Dom Cacucci: O Mediterrâneo indica abertura, assim como a Europa basicamente indica abertura. Das palavras do Papa eu pensei que poderia tirar uma lição para a Europa também. A Europa nunca será verdadeiramente aberta, como dizia João Paulo II, se não levar em conta o Mediterrâneo, que não corresponde apenas ao sul da Europa. O Mediterrâneo tem sua própria centralidade na vida da Igreja e isto em continuidade com o que ocorreu nos primeiros séculos. Não devemos esquecer que a África proconsular, o Norte da África, era rica em Igrejas, especialmente no último período do Império Romano. Por isso, não devemos esquecer as riquezas que nos chegaram e os grandes bispos, como Agostinho e Cipriano, que ainda hoje iluminam a Igreja. Portanto, a tarefa da Igreja deve ser uma tarefa de fraternidade e unidade.

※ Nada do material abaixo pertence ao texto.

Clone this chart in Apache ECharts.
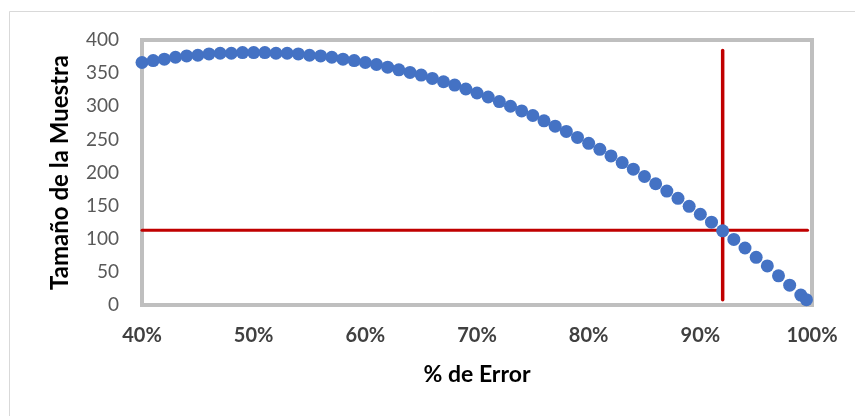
<!DOCTYPE html>
<html>
<head>
<meta charset="utf-8">
<script src="https://cdn.jsdelivr.net/npm/echarts@6/dist/echarts.min.js"></script>
<style>
html,body{margin:0;padding:0;background:#fff;}
#chart{width:855px;height:416px;}
</style>
</head>
<body>
<div id="chart"></div>
<script>
// % de Error (x) values
const errorPct = [0.40,0.41,0.42,0.43,0.44,0.45,0.46,0.47,0.48,0.49,
  0.50,0.51,0.52,0.53,0.54,0.55,0.56,0.57,0.58,0.59,
  0.60,0.61,0.62,0.63,0.64,0.65,0.66,0.67,0.68,0.69,
  0.70,0.71,0.72,0.73,0.74,0.75,0.76,0.77,0.78,0.79,
  0.80,0.81,0.82,0.83,0.84,0.85,0.86,0.87,0.88,0.89,
  0.90,0.91,0.92,0.93,0.94,0.95,0.96,0.97,0.98,0.99,0.995];
// Tamaño de la Muestra (y) values
const sampleSize = [366,369,371,374,376,377,379,380,380,381,
  381,381,380,380,379,377,376,374,371,369,
  366,363,359,355,351,347,342,337,332,326,
  320,314,307,300,293,286,278,270,262,253,
  244,235,225,215,205,194,183,172,161,149,
  137,125,112,99,86,72,59,44,30,15,8];
// reference lines
const hLineX = [0.40, 0.996];
const hLineY = [113, 113];
const vLineX = [0.92, 0.92];
const vLineY = [8, 384];
const yTicks = {min:0, max:400, interval:50};
const xTicks = {min:0.4, max:1.0, interval:0.1};

const FONT = 'Lato';
const chart = echarts.init(document.getElementById('chart'), null, {renderer:'canvas'});
chart.setOption({
  backgroundColor:'#ffffff',
  animation:false,
  graphic:[{
    type:'rect', shape:{x:9.5, y:11.5, width:900, height:500},
    style:{fill:'none', stroke:'#d9d9d9', lineWidth:1}, silent:true
  }],
  grid:{left:142, right:43, top:40, bottom:111, show:true,
        borderColor:'#bfbfbf', borderWidth:4, backgroundColor:'transparent'},
  xAxis:{
    type:'value', min:xTicks.min, max:xTicks.max, interval:xTicks.interval,
    name:'% de Error', nameLocation:'middle', nameGap:58,
    nameTextStyle:{fontFamily:FONT, fontSize:23, fontWeight:'bold', color:'#000'},
    axisLine:{show:false}, axisTick:{show:false}, splitLine:{show:false},
    axisLabel:{fontFamily:FONT, fontSize:20, fontWeight:'bold', color:'#404040', margin:21,
      formatter:v=>Math.round(v*100)+'%'}
  },
  yAxis:{
    type:'value', min:yTicks.min, max:yTicks.max, interval:yTicks.interval,
    name:'Tamaño de la Muestra', nameLocation:'middle', nameGap:70,
    nameTextStyle:{fontFamily:FONT, fontSize:24, fontWeight:'bold', color:'#000'},
    axisLine:{show:false}, axisTick:{show:false}, splitLine:{show:false},
    axisLabel:{fontFamily:FONT, fontSize:19, color:'#595959', margin:23}
  },
  series:[
    {type:'line', data:hLineX.map((x,i)=>[x,hLineY[i]]), symbol:'none', z:2,
     lineStyle:{color:'#c00000', width:3, cap:'round'}},
    {type:'line', data:vLineX.map((x,i)=>[x,vLineY[i]]), symbol:'none', z:2,
     lineStyle:{color:'#c00000', width:3.5, cap:'round'}},
    {type:'scatter', data:errorPct.map((x,i)=>[x,sampleSize[i]]), symbol:'circle', symbolSize:13, z:5,
     itemStyle:{color:'#4472c4', opacity:1}}
  ]
});
</script>
</body>
</html>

Os bispos vieram a Bari sem ter uma clareza sobre os objetivos deste encontro e no final todos expressaram uma grande alegria, lembro-me muito bem, por terem conhecido outras realidades e esperavam que pudesse continuar.
O Mediterrâneo continua sendo um cemitério para muitas pessoas que fogem e tentam atravessá-lo. Como vocês continuam trabalhando para acolher e integrar?
Dom Cacucci: Temos uma longa história em Bari. No final dos anos noventa, havia uma imigração constante de albaneses. Em Bari, eles encontraram um acolhimento completo. Mas o aspecto do acolhimento, que está no DNA de nossa terra, deve encontrar aquelas expressões que os bispos, especialmente do Norte da África, enfatizaram: eles não querem que suas terras sejam empobrecidas. A ajuda que devemos dar, também como Europa, é uma ajuda que deve garantir que as melhores forças daquelas terras não empobreçam aquelas nações.
Como o senhor vê a viagem do Papa Francisco ao Iraque?
Dom Cacucci: Posso testemunhar que o Patriarca iraquiano que estava presente em Bari proferiu algumas palavras muito incisivas em referência à comunhão das Igrejas às margens do Mediterrâneo e que estão no Oriente Médio. Gosto de pensar que aquelas palavras tão incisivas e também tão livremente expressas pelo Patriarca de Bagdá foram um prelúdio muito eficaz do que foi mais tarde a decisão do Papa de visitar o Iraque. Esta visita é necessária porque representa toda uma história de atenção também dos pontificados anteriores, em particular de João Paulo II, em relação ao Iraque e à guerra no Iraque, que – como sabemos – até agora foi apenas destrutiva.